India is the future of the global dairy industry and it has a huge potential to increase milk output, said Piercristiano Brazzale, President, International Dairy Federation (IDF). He credited India's small farmer-led cooperative dairy model for its leadership position.

Brazzale was in India for IDF's four-day World Dairy Summit organised in Greater Noida during September 12-15. The next edition of the summit would be held in Chicago in 2023, followed by Paris in 2024 and New Zealand in 2025.

India contributes nearly 23 per cent of world dairy output with 210 million tonnes of annual milk production, which is growing at six per cent, as against the global average of two per cent.

The small farmer-led cooperative dairy model is best suited for India and several cooperatives are using digitalisation to enhance quality and efficiency, Brazzale said.
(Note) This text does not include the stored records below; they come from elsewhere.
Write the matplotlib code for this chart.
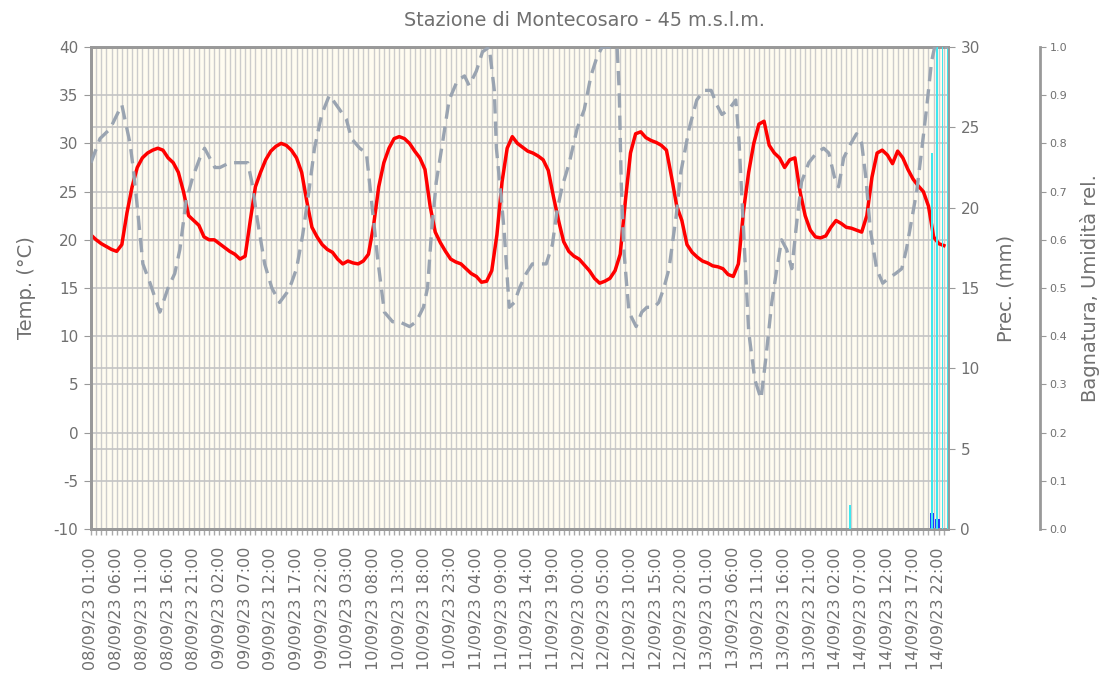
import numpy as np
import pandas as pd
import matplotlib
matplotlib.use('Agg')
import matplotlib.pyplot as plt
from matplotlib.ticker import MultipleLocator, FixedLocator

plt.rc('font', family='DejaVu Sans')
plt.rc('axes', unicode_minus=False)

# hourly temperature, starting 08/09/23 01:00
temp = [20.5, 20.0, 19.6, 19.3, 19.0, 18.8, 19.5, 22.8, 25.5, 27.5, 28.5, 29.0,
        29.3, 29.5, 29.3, 28.5, 28.0, 27.0, 25.0, 22.5, 22.0, 21.5, 20.3, 20.0,
        20.0, 19.6, 19.2, 18.8, 18.5, 18.0, 18.3, 22.0, 25.5, 27.0, 28.3, 29.2,
        29.7, 30.0, 29.8, 29.3, 28.5, 27.0, 24.0, 21.3, 20.3, 19.5, 19.0, 18.7,
        18.0, 17.5, 17.8, 17.6, 17.5, 17.8, 18.5, 21.5, 25.5, 28.0, 29.5, 30.5,
        30.7, 30.5, 30.0, 29.2, 28.5, 27.3, 23.5, 20.8, 19.7, 18.8, 18.0, 17.7,
        17.5, 17.0, 16.5, 16.2, 15.6, 15.7, 16.8, 20.5, 26.0, 29.5, 30.7, 30.0,
        29.6, 29.2, 29.0, 28.7, 28.3, 27.2, 24.5, 22.0, 19.8, 18.8, 18.3, 18.0,
        17.4, 16.8, 16.0, 15.5, 15.7, 16.0, 16.8, 18.5, 24.0, 29.0, 31.0, 31.2,
        30.6, 30.3, 30.1, 29.8, 29.3, 26.5, 23.5, 22.0, 19.5, 18.7, 18.2, 17.8,
        17.6, 17.3, 17.2, 17.0, 16.4, 16.2, 17.5, 23.0, 27.0, 30.0, 32.0, 32.3,
        29.8, 29.0, 28.5, 27.5, 28.3, 28.5, 25.0, 22.5, 21.0, 20.3, 20.2, 20.4,
        21.3, 22.0, 21.7, 21.3, 21.2, 21.0, 20.8, 22.5, 26.5, 29.0, 29.3, 28.8,
        27.9, 29.2, 28.5, 27.3, 26.3, 25.6, 25.0, 23.5, 20.3, 19.6, 19.4]

# relative humidity (0-1), read at these hours
hum_hours = [0, 1.75, 3.7, 6, 7.6, 8.2, 8.9, 10.1, 11.5, 13.4,
             15, 16.3, 17.3, 18.5, 19.8, 21.2, 22.1, 23.1, 24.1, 25.1,
             27, 28.9, 30.5, 31.3, 32.4, 33.8, 35.2, 36.7, 38.1, 39,
             40, 41.2, 42.4, 43.5, 44.9, 46.4, 48.4, 49.7, 50.7, 52.3,
             53.6, 54.6, 55.8, 57.1, 58.7, 60, 62, 63.3, 64.7, 65.5,
             66.3, 67.2, 68.4, 69.7, 71.3, 72.7, 73.6, 75, 76.2, 77.5,
             78.5, 78.9, 79.9, 80.4, 81.4, 82.4, 83.4, 84.7, 85.9, 87.2,
             88.6, 89.8, 90.7, 91.7, 93.1, 94.6, 96, 97.3, 98.5, 99.5,
             100.8, 102.4, 102.8, 103.2, 103.7, 104.7, 106.1, 107.2, 108.2, 109.6,
             110.5, 111.5, 112.5, 113.9, 114.8, 116.4, 117.9, 119.3, 120.7, 121.8,
             122.8, 124.1, 125.5, 126.1, 127.1, 128, 129.2, 130.4, 131.3, 132.5,
             133.5, 134.4, 135.4, 136.4, 137.4, 138.3, 139.7, 141.2, 142.6, 143.6,
             144.7, 145.5, 146.5, 147.9, 149, 150, 150.8, 151.7, 152.9, 154.1,
             155.2, 156.6, 157.8, 158.7, 159.7, 160.7, 161.5, 162.6, 163.6, 164.2,
             166.8]
hum_vals = [0.76, 0.81, 0.83, 0.88, 0.80, 0.75, 0.68, 0.55, 0.51, 0.45,
            0.50, 0.53, 0.58, 0.68, 0.73, 0.77, 0.79, 0.77, 0.75, 0.75,
            0.76, 0.76, 0.76, 0.72, 0.64, 0.55, 0.50, 0.47, 0.49, 0.51,
            0.54, 0.61, 0.70, 0.79, 0.86, 0.90, 0.87, 0.85, 0.81, 0.79,
            0.78, 0.68, 0.56, 0.45, 0.43, 0.43, 0.42, 0.43, 0.46, 0.50,
            0.62, 0.72, 0.80, 0.89, 0.93, 0.94, 0.92, 0.95, 0.99, 1.00,
            0.91, 0.79, 0.68, 0.62, 0.46, 0.47, 0.50, 0.53, 0.55, 0.55,
            0.55, 0.59, 0.66, 0.71, 0.76, 0.83, 0.87, 0.94, 0.98, 1.00,
            1.00, 1.00, 0.91, 0.72, 0.58, 0.45, 0.42, 0.45, 0.46, 0.46,
            0.47, 0.50, 0.54, 0.65, 0.74, 0.83, 0.89, 0.91, 0.91, 0.88,
            0.86, 0.87, 0.89, 0.81, 0.60, 0.41, 0.31, 0.27, 0.35, 0.47,
            0.54, 0.60, 0.58, 0.54, 0.64, 0.72, 0.76, 0.78, 0.79, 0.78,
            0.73, 0.71, 0.77, 0.80, 0.82, 0.80, 0.73, 0.62, 0.54, 0.51,
            0.52, 0.53, 0.54, 0.58, 0.64, 0.70, 0.77, 0.87, 0.97, 1.00,
            1.00]

# leaf wetness (0-1) and rain (mm)
wet_hours = [148, 164, 165, 166, 167]
wet_vals = [0.05, 0.78, 1.0, 1.0, 1.0]
rain_hours = [164, 165]
rain_vals = [1.0, 0.6]

start = pd.Timestamp('2023-09-08 01:00')
tick_hours = list(range(0, 166, 5))
tick_labels = [(start + pd.Timedelta(hours=h)).strftime('%d/%m/%y %H:%M') for h in tick_hours]

grey = '#999999'
txt = '#707070'
grid_c = '#CCCCCC'

fig = plt.figure(figsize=(11.08, 6.84), dpi=100)
ax = fig.add_axes([91/1108, 155/684, 857/1108, 482/684])
ax2 = ax.twinx()
ax3 = ax.twinx()

ax.set_facecolor('#FFFCF0')
ax.set_zorder(0)
ax2.set_zorder(1)
ax3.set_zorder(2)

hours = np.arange(len(temp))
ax.plot(hours, temp, color='#FF0000', lw=2.5, solid_joinstyle='round', zorder=3)

ax2.bar(np.array(rain_hours) - 0.25, rain_vals, width=0.8, color='#1E3CFF', zorder=2)
ax3.bar(np.array(wet_hours) - 0.3, wet_vals, width=0.33, color='#3DE8F0', zorder=2)
ax3.plot(hum_hours, hum_vals, color='#9AA4B1', lw=2.4, dashes=(4.3, 2.4), zorder=3)

ax.set_xlim(0, 166.8)
ax.set_ylim(-10, 40)
ax2.set_ylim(0, 30)
ax3.set_ylim(0, 1)

# grids (temperature major, precipitation as minor positions)
ax.yaxis.set_major_locator(MultipleLocator(5))
prec_grid = [-10 + 50 * p / 30 for p in range(5, 30, 5)]
ax.yaxis.set_minor_locator(FixedLocator(prec_grid))
ax.xaxis.set_major_locator(FixedLocator(tick_hours))
ax.xaxis.set_minor_locator(MultipleLocator(1))
ax.grid(True, which='both', axis='x', color=grid_c, lw=1.0)
ax.grid(True, which='major', axis='y', color='#C4C4C4', lw=1.2)
ax.grid(True, which='minor', axis='y', color='#C4C4C4', lw=1.2)
ax.set_axisbelow(True)

ax.set_xticklabels(tick_labels, rotation=90, fontsize=11.5, color=txt)
ax.tick_params(axis='x', which='both', direction='out', length=4, color='#AAAAAA',
               width=1, pad=9)
ax.tick_params(axis='y', which='major', direction='out', length=5, color=grey,
               labelsize=11, labelcolor=txt, pad=4)
ax.tick_params(axis='y', which='minor', length=0)

ax2.yaxis.set_major_locator(MultipleLocator(5))
ax2.tick_params(axis='y', direction='out', length=5, color=grey, labelsize=11,
                labelcolor=txt, pad=4)
ax3.yaxis.set_major_locator(MultipleLocator(0.1))
ax3.yaxis.set_major_formatter(plt.FuncFormatter(lambda v, p: '%.1f' % v))
ax3.tick_params(axis='y', direction='out', length=4, color=grey, labelsize=8,
                labelcolor=txt, pad=3)

for a in (ax, ax2):
    for s in a.spines.values():
        s.set_color(grey)
        s.set_linewidth(2)
for k in ('left', 'top', 'bottom'):
    ax3.spines[k].set_visible(False)
ax3.spines['right'].set_position(('outward', 66))
ax3.spines['right'].set_color(grey)
ax3.spines['right'].set_linewidth(2)

ax.set_ylabel('Temp. (°C)', fontsize=14, color=txt, labelpad=13)
ax2.set_ylabel('Prec. (mm)', fontsize=14, color=txt, labelpad=12)
ax3.set_ylabel('Bagnatura, Umidità rel.', fontsize=14, color=txt, labelpad=9)

fig.text(584/1108, 1 - 21/684, 'Stazione di Montecosaro - 45 m.s.l.m.',
         ha='center', va='center', fontsize=13.8, color=txt)

fig.savefig('out.png', dpi=100)
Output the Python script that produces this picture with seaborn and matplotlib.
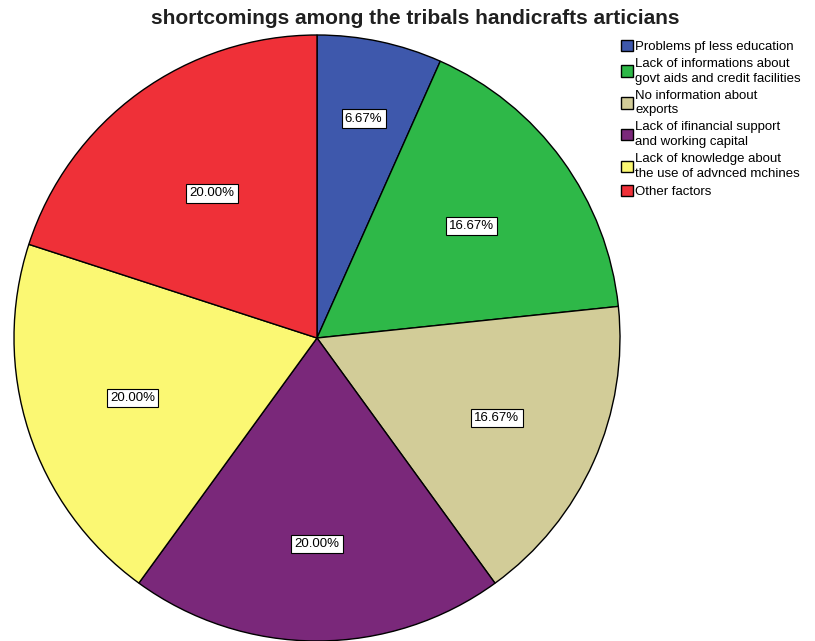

"NDDB [National Dairy Development Board] and the cooperatives like Amul and Nandini are also supporting dairy farmers in breeding with genetic improvement," he said.

Way forward

The IDF chief noted that the Covid-19 pandemic has brought positive changes for the dairy sector with State-supported digitalisation. "Innovation and digitalisation are the future everywhere across sectors," he said.

He also underlined several challenges facing the dairy sector globally.

"Sustainability and environmental impact, animal healthcare, and guaranteed food safety are the three big challenges for the dairy sector," he said, while expressing concern over the problem of concurrency between dairy products and plant-based products or imitation products. Precision fermentation-made dairy products created by bacteria and some specific constituents of milk such as casein, lactose, pep and so on are mixed together to create a mozzarella-like product to give the impression that it is made from real milk. "This is a growing challenge, but in India it is not so important at the moment," he added.

Impact of inflation

On inflation, Brazzale said the problem is big and hurting stakeholders globally across value-chains.

"In Europe, we have a huge problem of increasing energy cost. The increase in the cost of one month of energy is equivalent to the profit of the entire year. So, at this moment for European industry, the situation is unsustainable and must be solved," he said.

Amidst the inflationary situation in India, Brazalle said, the solution for Indian dairy farmers lay in increasing efficiency in milk production. "Use digitalisation and implement new technology for efficiency, that is the only way. Also, with the help of the State, we need to fight the problem of speculation," he added.